2012 Volkswagen Golf TDI

In testimony before the U.K. Parliament’s Transport Commission on Monday, the head of Volkswagen in that country, Paul Willis, said that repairs to bring its vehicles into compliance with current European emissions standards will differ from those planned for the United States.

Following in the footsteps of his U.S. counterpart, Michael Horn, who heads VW in the United States and testified before a Congressional committee last week, Willis apologized for having deceived regulators and customers about the level of emissions coming from its diesel-powered automobiles.

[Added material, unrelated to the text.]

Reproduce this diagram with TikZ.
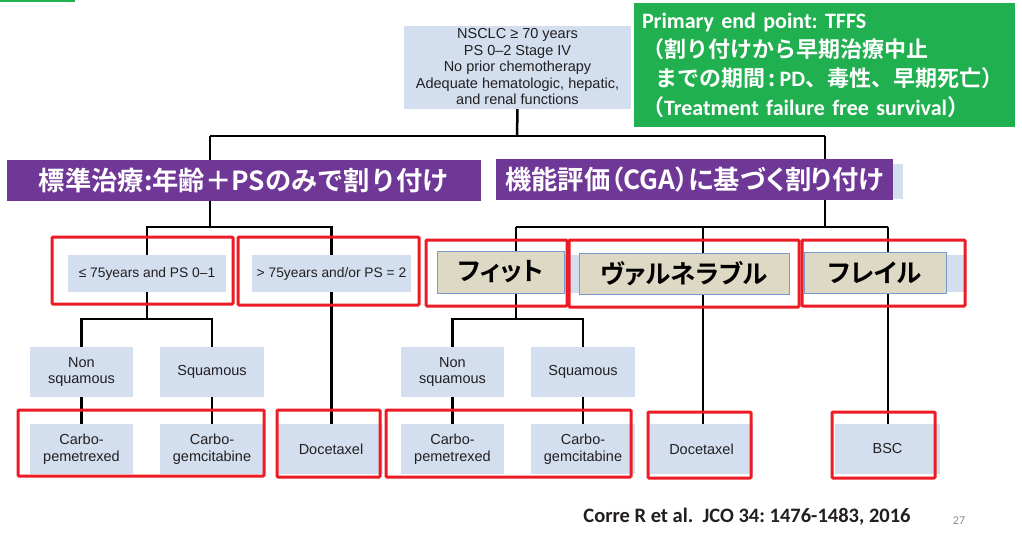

“First of all, I would like to apologize sincerely and unreservedly that Volkswagen has significantly let down its customers and the wider public,” Willis said. “We recognize that we have fallen short of the standards expected of us, and we will take all the necessary steps to regain trust.”

The news that Volkswagen was selling diesels with software that could cheat during emissions tests came out in early September. The Wolfsburg-based automaker has since admitted to installing a so-called defeat device that effectively lowered emissions when tests were conducted on over 11 million diesel-powered vehicles worldwide. The company now faces investigations in dozens of countries where its vehicles are sold.

Unlike what is expected to take place in the United States, Volkswagen will not retrofit a urea-based emission filtration system into diesels in Europe, a move that highlights the tougher pollution standards in the United States currently in effect.

Recalls for roughly 400,000 Volkswagens, Audis, Seats, and Skodas will start in early 2016 and the work will include new software and fuel injectors, the latter coming as somewhat of a surprise to industry insiders.

The Dieselgate scandal is the automaker’s biggest and most public crisis in its 78-year history. The news wiped out more than one-third of the company’s stock value and forced its long-time CEO, Martin Winterkorn, to resign.